Justement, si vous deviez donner un aperçu du livre à vos lecteurs ?
(Rires), Si tu veux, c’est assez simple et basique : deux équipes qui recherchent «qui donc a enlevé ce bonhomme ?», puisque dès la première scène, le jeune héros, Gary, après avoir accompagné sa petite amie Sonia, aux cheveux mousseux, étudiante en chinois à «Bourguiba School», rebrousse chemin et se fait suivre par une Peugeot noire, d’où surgissent trois individus cagoulés, le kidnappent, l’assomment et l’entraînent à l’arrière d’une vieille mosquée du Kram. Il est libéré par «Fil de fer», le fils de l’Imam, au petit matin. Et tous les deux se disent, «On va nous-mêmes trouver qui sont ces kidnappeurs ?». Gary retourne chez sa famille et veille à ce que son père, le commissaire, ne le sache pas. Il s’organise en bande, avec ses frères et leurs animaux, et tente de trouver des indices. L’enquête verra apparaître un «Stagiaire cher chic» et d’autres personnages tout aussi riches. Inutile de vous gâcher les évènements …

Comment s’est passée votre collaboration avec votre illustrateur ?
J’ai eu beaucoup de chance, en travaillant avec Chaher Majri. Je lui ai expliqué les diverses caractéristiques des personnages. Il les a esquissés d’une manière drôle, et ça a ajouté beaucoup à l’intérêt de cette «pochade».

Comment avez-vous découvert la danse du «Harlem Shake» ?
Par hasard, en visionnant une vidéo de militaires en Corée, où on les voyait tout interrompre pour danser le «Harlem Shake» : une danse laide, bruyante, épouvantable, qui s’est propagée comme une trainée de poudre dans le monde entier. Ce qui m’a interpellé, c’est que tout le monde dansait sur un lieu de travail ou de cours en 2013. C’était impressionnant ! Il y avait une espèce d’union paisible et dansante partout dans la planète.

D’après vous, cette danse avait-elle une portée politique, une façon de s’exprimer ?
Celle-ci non. Mais la danse en général, certainement. La danse acrobatique, toutes les formes artistiques de danse, oui. Je pense que c’est libératoire, c’est faire bouger son corps, c’est se retrouver en harmonie avec l‘autre. En Tunisie, la danse ne cesse de prendre de l’ampleur. Des pionniers, comme Imed Jemaa, Rochdi Belgasmi, s’adonnent à la danse et cassent avec les genres, surtout après la révolution. C’est l‘exultation du corps. Et la danse contemporaine a comme sujet la vie de tous jours, avec ses petitesses, sa candeur, ses moments d’hostilité, d’affectivité.

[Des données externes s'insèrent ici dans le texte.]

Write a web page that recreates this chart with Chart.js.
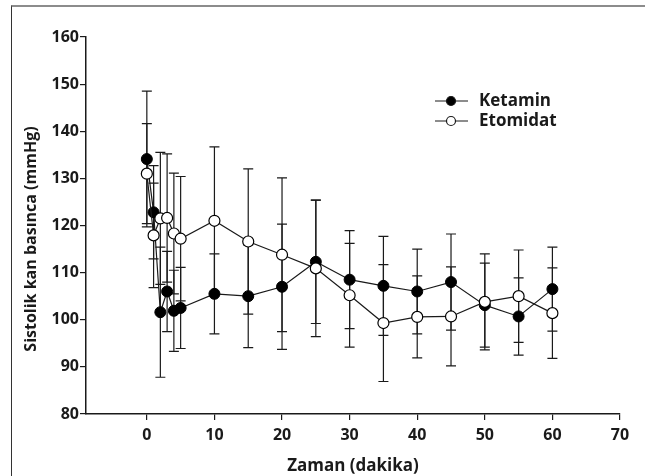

Dans votre ouvrage, vous décrivez un Tunis plutôt sombre, l’est-il réellement ?
Je trouve que la capitale s’enlaidit, hélas. Elle n’a presque plus aucun charme. Je le ressens comme ça. Je ne veux pas dire qu’elle est triste, mais elle est de moins en moins charmante. J’habite La Goulette-Kheireddine, des quartiers pas très chics. Les gens sont très aimables ici. Mais le charme de Tunis centre – à mon sens – se dissipe de plus en plus.

Comment se déroulera la promotion de cet ouvrage ?
Il y’a eu la Foire Internationale du Livre (Stand Arabesques). Le weekend dernier, l’IFT Sousse m’a contacté. Il a été présenté dans deux classes. Il faut initier les élèves au polar. Et je sais qu’on pourra transformer ce livre en pièce de théâtre. Je le ferai lire à des élèves et des étudiants si possible, et d’autres séances de présentation se feront. D’ailleurs, là maintenant, ça continue…

On le verrait plutôt bien en bande dessinée…
Bien entendu mais la B.D est un énorme de travail de dialogues et de dessins. Hbib Mansouri (metteur en scène), m’a suggéré lors d’une présentation à Mille feuilles, qu’elle devait être théâtrale : les deux premiers chapitres ont été réécris avant la séance, pour que des enfants et Mme Bouffetier puissent les lire. Pendant l’été, je pourrai le réécrire comme pièce de théâtre, et c’est évidemment beaucoup de dialogues avec énormément de caractères à reproduire.

Pouvez-vous nous donner un petit aperçu de votre prochain ouvrage ?
Un ouvrage qui n’a absolument rien à voir avec cela. Il s’agit du troisième tome d’une saga familiale consacrée à mon grand-père. «Le jardinier de Metlaoui» (2009) était consacré à mon père, le 2e «Le siècle d’Augusta» (2014), était dédié à ma mère et le prochain sera un bio roman.